The goal is to learn more about art being made throughout the vast country and explore possibilities of exhibitions and exchange programs for the museum and the university. He spends about half his time working for the Hammer, the rest pursuing independent projects. "I want to be a bridge," he says. "I think there are a lot of opportunities to collaborate and partner for a long time ahead."

His adventure is a bold move, for him and the university, and reflects an escalating interest in Chinese contemporary art that goes well beyond Beijing Olympics fever. Chinese art seems to be everywhere this season.

At the moment, Elaine is back in Los Angeles for the opening of his first Chinese show, an ambitious installation by Sun Xun that's part of the Hammer Projects series and runs through Oct 12. Inspired by a 1914 bilingual book, "The New China," Sun -- a 28-year-old artist who lives in Hangzhou and founded an animation studio there in 2006 -- has explored perpetually changing notions of China's evolution in wall paintings and an animated film.

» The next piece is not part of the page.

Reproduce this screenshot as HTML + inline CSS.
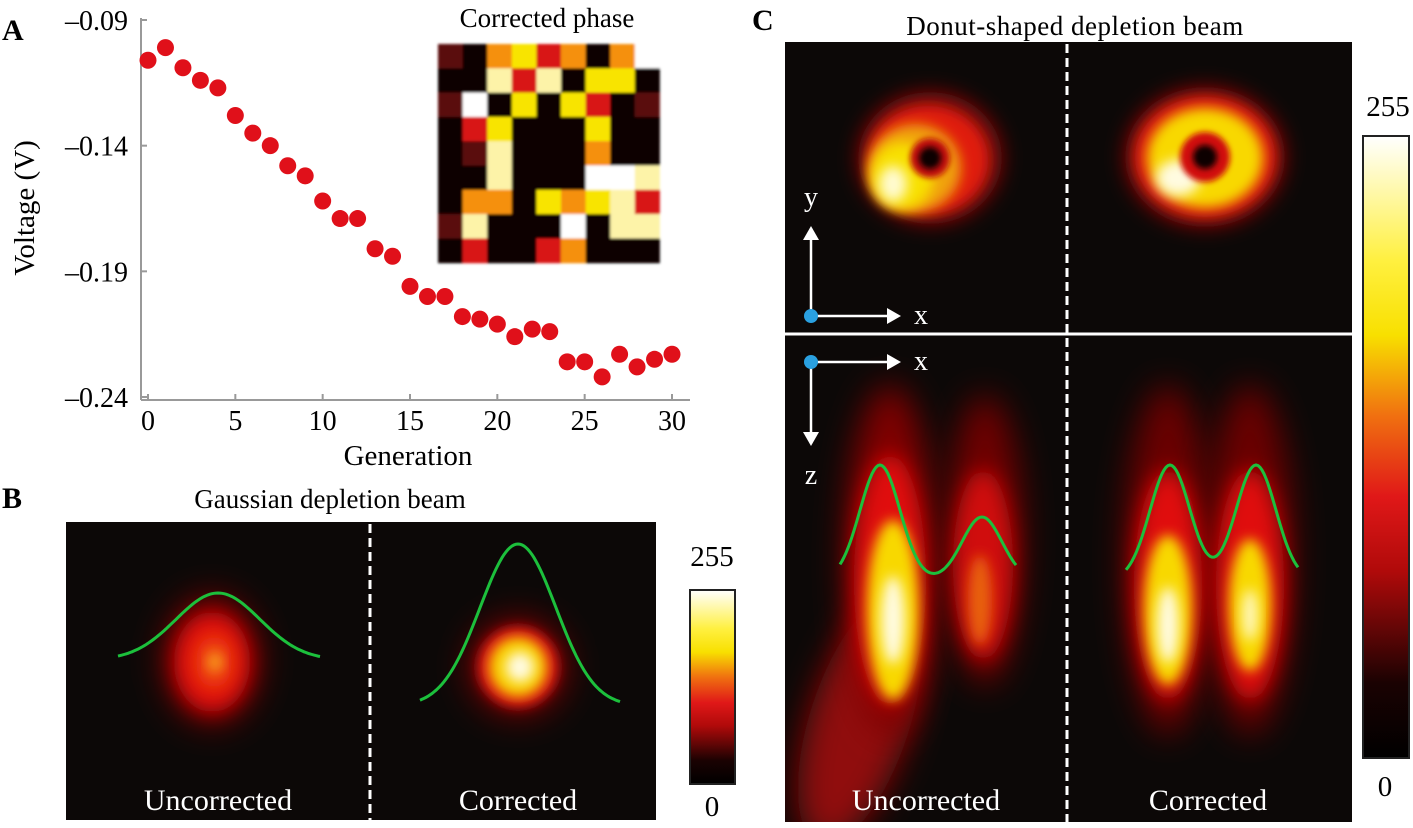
<!DOCTYPE html>
<html><head><meta charset="utf-8"><style>
html,body{margin:0;padding:0;background:#fff;}
svg{display:block;font-family:"Liberation Serif",serif;}
</style></head><body>
<svg id="fig" width="1413" height="828" viewBox="0 0 1413 828" xmlns="http://www.w3.org/2000/svg">
<defs>
<filter id="b3" x="-50%" y="-50%" width="200%" height="200%"><feGaussianBlur stdDeviation="3"/></filter>
<filter id="b6" x="-50%" y="-50%" width="200%" height="200%"><feGaussianBlur stdDeviation="6"/></filter>
<filter id="b10" x="-50%" y="-50%" width="200%" height="200%"><feGaussianBlur stdDeviation="10"/></filter>
<filter id="b16" x="-50%" y="-50%" width="200%" height="200%"><feGaussianBlur stdDeviation="16"/></filter>
<filter id="bi" x="-5%" y="-5%" width="110%" height="110%"><feGaussianBlur stdDeviation="1.2"/></filter>
<linearGradient id="cmap" x1="0" y1="1" x2="0" y2="0">
<stop offset="0" stop-color="#000"/><stop offset="0.12" stop-color="#1a0202"/><stop offset="0.3" stop-color="#b00a0a"/><stop offset="0.42" stop-color="#e01818"/><stop offset="0.55" stop-color="#f07010"/><stop offset="0.68" stop-color="#f8e000"/><stop offset="0.8" stop-color="#fff040"/><stop offset="1" stop-color="#fff"/>
</linearGradient>
<clipPath id="cB1"><rect x="66" y="522" width="302" height="298"/></clipPath>
<clipPath id="cB2"><rect x="372" y="522" width="284" height="298"/></clipPath>
<clipPath id="cC1"><rect x="785" y="42" width="280" height="288"/></clipPath>
<clipPath id="cC2"><rect x="1069" y="42" width="283" height="288"/></clipPath>
<clipPath id="cC3"><rect x="785" y="338" width="280" height="484"/></clipPath>
<clipPath id="cC4"><rect x="1069" y="338" width="283" height="484"/></clipPath>
</defs>

<g>
<text x="2" y="40" font-size="30" font-weight="bold">A</text>
<g id="scatter"></g>
<g id="inset"></g>
<text x="547" y="27" font-size="27" text-anchor="middle">Corrected phase</text>
</g>

<g>
<text x="2" y="508" font-size="30" font-weight="bold">B</text>
<text x="330" y="508" font-size="27" text-anchor="middle">Gaussian depletion beam</text>
<rect x="66" y="522" width="590" height="298" fill="#0c0807"/>
<g clip-path="url(#cB1)">
<ellipse cx="212" cy="660" rx="50" ry="66" fill="#6a0505" filter="url(#b16)"/>
<ellipse cx="212" cy="662" rx="38" ry="50" fill="#e01010" filter="url(#b10)"/>
<ellipse cx="214" cy="662" rx="18" ry="26" fill="#f05010" filter="url(#b10)"/>
<ellipse cx="215" cy="662" rx="7" ry="9" fill="#f8a020" filter="url(#b6)"/>
</g>
<g clip-path="url(#cB2)">
<ellipse cx="518" cy="667" rx="50" ry="50" fill="#700505" filter="url(#b16)"/>
<ellipse cx="518" cy="667" rx="40" ry="40" fill="#e01212" filter="url(#b6)"/>
<ellipse cx="518" cy="667" rx="29" ry="30" fill="#f8d000" filter="url(#b6)"/>
<ellipse cx="520" cy="667" rx="14" ry="15" fill="#fffbe0" filter="url(#b6)"/>
</g>
<line x1="370" y1="524" x2="370" y2="820" stroke="#fff" stroke-width="3" stroke-dasharray="9,5"/>
<path id="gB1" fill="none" stroke="#1cc03c" stroke-width="3"/>
<path id="gB2" fill="none" stroke="#1cc03c" stroke-width="3"/>
<text x="218" y="810" font-size="30" fill="#fff" text-anchor="middle">Uncorrected</text>
<text x="518" y="810" font-size="30" fill="#fff" text-anchor="middle">Corrected</text>
<rect x="690" y="590" width="45" height="194" fill="url(#cmap)" stroke="#222" stroke-width="2"/>
<text x="712" y="566" font-size="29" text-anchor="middle">255</text>
<text x="712" y="816" font-size="29" text-anchor="middle">0</text>
</g>

<g>
<text x="752" y="30" font-size="30" font-weight="bold">C</text>
<text x="1075" y="35" font-size="27" text-anchor="middle" letter-spacing="0.5">Donut-shaped depletion beam</text>
<rect x="785" y="42" width="567" height="780" fill="#0c0807"/>
<g clip-path="url(#cC1)">
<ellipse cx="930" cy="158" rx="72" ry="66" fill="#8a0808" filter="url(#b10)"/>
<ellipse cx="928" cy="160" rx="60" ry="54" fill="#e01a10" filter="url(#b6)"/>
<ellipse cx="915" cy="168" rx="46" ry="44" fill="#f0a010" filter="url(#b6)"/>
<ellipse cx="902" cy="176" rx="32" ry="34" fill="#f8e000" filter="url(#b6)"/>
<ellipse cx="893" cy="184" rx="14" ry="18" fill="#fffbd0" filter="url(#b6)"/>
<circle cx="930" cy="158" r="20" fill="#c01010" filter="url(#b3)"/>
<circle cx="930" cy="158" r="11" fill="#080505" filter="url(#b3)"/>
</g>
<g clip-path="url(#cC2)">
<ellipse cx="1205" cy="157" rx="80" ry="70" fill="#8a0808" filter="url(#b10)"/>
<ellipse cx="1205" cy="157" rx="70" ry="60" fill="#e01a10" filter="url(#b6)"/>
<ellipse cx="1205" cy="158" rx="58" ry="50" fill="#f8d800" filter="url(#b6)"/>
<ellipse cx="1178" cy="178" rx="22" ry="18" fill="#fffbe0" filter="url(#b6)"/>
<circle cx="1205" cy="157" r="25" fill="#d01010" filter="url(#b3)"/>
<circle cx="1205" cy="157" r="12" fill="#080505" filter="url(#b3)"/>
</g>
<g clip-path="url(#cC3)">
<g filter="url(#b16)"><ellipse cx="860" cy="720" rx="50" ry="130" fill="#900808" transform="rotate(18 860 720)"/></g>
<ellipse cx="890" cy="560" rx="45" ry="175" fill="#800606" filter="url(#b16)"/>
<ellipse cx="985" cy="540" rx="38" ry="145" fill="#700606" filter="url(#b16)"/>
<ellipse cx="890" cy="580" rx="36" ry="125" fill="#e01010" filter="url(#b10)"/>
<ellipse cx="983" cy="565" rx="30" ry="95" fill="#d01010" filter="url(#b10)"/>
<ellipse cx="893" cy="610" rx="26" ry="90" fill="#f8d800" filter="url(#b6)"/>
<ellipse cx="893" cy="620" rx="12" ry="44" fill="#fffbe0" filter="url(#b6)"/>
<ellipse cx="980" cy="600" rx="12" ry="45" fill="#e86010" filter="url(#b6)"/>
</g>
<g clip-path="url(#cC4)">
<ellipse cx="1168" cy="560" rx="44" ry="175" fill="#6a0505" filter="url(#b16)"/>
<ellipse cx="1250" cy="560" rx="44" ry="175" fill="#6a0505" filter="url(#b16)"/>
<ellipse cx="1168" cy="585" rx="34" ry="115" fill="#e01010" filter="url(#b10)"/>
<ellipse cx="1250" cy="585" rx="34" ry="115" fill="#e01010" filter="url(#b10)"/>
<ellipse cx="1168" cy="610" rx="24" ry="75" fill="#f8d800" filter="url(#b6)"/>
<ellipse cx="1250" cy="605" rx="21" ry="66" fill="#f8d800" filter="url(#b6)"/>
<ellipse cx="1168" cy="625" rx="11" ry="38" fill="#fffbe0" filter="url(#b6)"/>
<ellipse cx="1250" cy="615" rx="8" ry="26" fill="#fff8c0" filter="url(#b6)"/>
</g>
<line x1="785" y1="334" x2="1352" y2="334" stroke="#fff" stroke-width="3"/>
<line x1="1067" y1="44" x2="1067" y2="822" stroke="#fff" stroke-width="3" stroke-dasharray="9,5"/>
<path id="gC1" fill="none" stroke="#1cc03c" stroke-width="3"/>
<path id="gC2" fill="none" stroke="#1cc03c" stroke-width="3"/>
<g stroke="#fff" stroke-width="2.5" fill="#fff">
<line x1="811" y1="316" x2="811" y2="232"/><path d="M803 240 L811 226 L819 240 Z" stroke="none"/>
<line x1="811" y1="316" x2="895" y2="316"/><path d="M887 308 L901 316 L887 324 Z" stroke="none"/>
<circle cx="811" cy="316" r="7" fill="#2aa0e0" stroke="none"/>
</g>
<text x="811" y="206" font-size="28" fill="#fff" text-anchor="middle">y</text>
<text x="921" y="324" font-size="28" fill="#fff" text-anchor="middle">x</text>
<g stroke="#fff" stroke-width="2.5" fill="#fff">
<line x1="811" y1="362" x2="895" y2="362"/><path d="M887 354 L901 362 L887 370 Z" stroke="none"/>
<line x1="811" y1="362" x2="811" y2="440"/><path d="M803 432 L811 446 L819 432 Z" stroke="none"/>
<circle cx="811" cy="362" r="7" fill="#2aa0e0" stroke="none"/>
</g>
<text x="921" y="370" font-size="28" fill="#fff" text-anchor="middle">x</text>
<text x="811" y="484" font-size="28" fill="#fff" text-anchor="middle">z</text>
<text x="926" y="810" font-size="30" fill="#fff" text-anchor="middle">Uncorrected</text>
<text x="1208" y="810" font-size="30" fill="#fff" text-anchor="middle">Corrected</text>
<rect x="1363" y="136" width="46" height="622" fill="url(#cmap)" stroke="#222" stroke-width="2"/>
<text x="1388" y="116" font-size="29" text-anchor="middle">255</text>
<text x="1385" y="796" font-size="29" text-anchor="middle">0</text>
</g>
</svg>
<script>
const generations = [0,1,2,3,4,5,6,7,8,9,10,11,12,13,14,15,16,17,18,19,20,21,22,23,24,25,26,27,28,29,30];
const voltages = [-0.106,-0.101,-0.109,-0.114,-0.117,-0.128,-0.135,-0.140,-0.148,-0.152,-0.162,-0.169,-0.169,-0.181,-0.184,-0.196,-0.200,-0.200,-0.208,-0.209,-0.211,-0.216,-0.213,-0.214,-0.226,-0.226,-0.232,-0.223,-0.228,-0.225,-0.223];
const xTicks = [0,5,10,15,20,25,30];
const yTicks = [-0.09,-0.14,-0.19,-0.24];
const yTickLabels = ["\u20130.09","\u20130.14","\u20130.19","\u20130.24"];
const phaseRows = ["DKOYROKOW","KKLRLKYYK","DWKYKYRKD","KRYKKKYKK","KDLKKKOKK","KKLKKKWWL","KOOKYOYLR","DLKKKWKLL","KRKKROKKK"];
const phaseColors = {K:"#0a0606",D:"#5a0a0a",R:"#d81818",O:"#f59010",Y:"#f8e400",L:"#fdf3a8",W:"#ffffff"};

const NS="http://www.w3.org/2000/svg";
function mk(tag, attrs, parent){const e=document.createElementNS(NS,tag);for(const k in attrs)e.setAttribute(k,attrs[k]);parent.appendChild(e);return e;}
const X0=148,X1=672,Y0=20,Y1=397;
const xs=v=>X0+(v-0)/(30-0)*(X1-X0);
const ys=v=>Y0+(-0.09-v)/(0.15)*(Y1-Y0);
const sc=document.getElementById('scatter');
const yAxis=mk('line',{x1:141,y1:18,x2:141,y2:400,stroke:'#999','stroke-width':2},sc);


const xAxis=mk('line',{x1:141,y1:400,x2:690,y2:400,stroke:'#999','stroke-width':2},sc);


xTicks.forEach(t=>{
  const tk=mk('line',{x1:xs(t),y1:400,x2:xs(t),y2:394,stroke:'#999','stroke-width':2},sc);
  
  
  const lb=mk('text',{x:xs(t),y:430,'font-size':28,'text-anchor':'middle'},sc);
  lb.textContent=t;
  
  
});
yTicks.forEach((t,i)=>{
  const tk=mk('line',{x1:141,y1:ys(t),x2:147,y2:ys(t),stroke:'#999','stroke-width':2},sc);
  
  
  const lb=mk('text',{x:128,y:ys(t)+10,'font-size':28,'text-anchor':'end'},sc);
  lb.textContent=yTickLabels[i];
  
  
});
const xt=mk('text',{x:408,y:465,'font-size':29,'text-anchor':'middle'},sc);
xt.textContent='Generation';


const yt=mk('text',{x:0,y:0,'font-size':29,'text-anchor':'middle',transform:'translate(34,208) rotate(-90)'},sc);
yt.textContent='Voltage (V)';


generations.forEach((g,i)=>{
  const c=mk('circle',{cx:xs(g),cy:ys(voltages[i]),r:8.5,fill:'#e0101a'},sc);
  
  
});
const ins=document.getElementById('inset');
const gi=mk('g',{filter:'url(#bi)'},ins);
const IX=438,IY=44,CW=24.6,CH=24.3;
phaseRows.forEach((row,r)=>{[...row].forEach((ch,c)=>{
  const rc=mk('rect',{x:IX+c*CW,y:IY+r*CH,width:CW+0.5,height:CH+0.5,fill:phaseColors[ch]},gi);
  
  
});});
function gauss(x,m,s){return Math.exp(-0.5*((x-m)/s)**2);}
function curve(id,xa,xb,base,parts){
  let d='';for(let x=xa;x<=xb;x+=2){let y=base;parts.forEach(p=>{y-=p[2]*gauss(x,p[0],p[1]);});d+=(d?'L':'M')+x+' '+y.toFixed(1);}
  document.getElementById(id).setAttribute('d',d);
}
curve('gB1',118,320,660,[[218,42,67]]);
curve('gB2',420,620,706,[[518,38,162]]);
curve('gC1',840,1016,580,[[880,20,115],[982,20,63]]);
curve('gC2',1126,1298,580,[[1170,20,115],[1256,20,115]]);
</script>
</body></html>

In Paris, the big summer show at the Musée Maillol, featuring works by 35 artists, has an Olympics theme, "China Gold," an exception that proves the rule. This fall's attraction at the Asia Society in New York is "Art and China's Revolution." In London, the Saatchi Gallery is touting its Chinese collection with a profusely illustrated book, "The Revolution Continues: New Art From China," recently published by Rizzoli.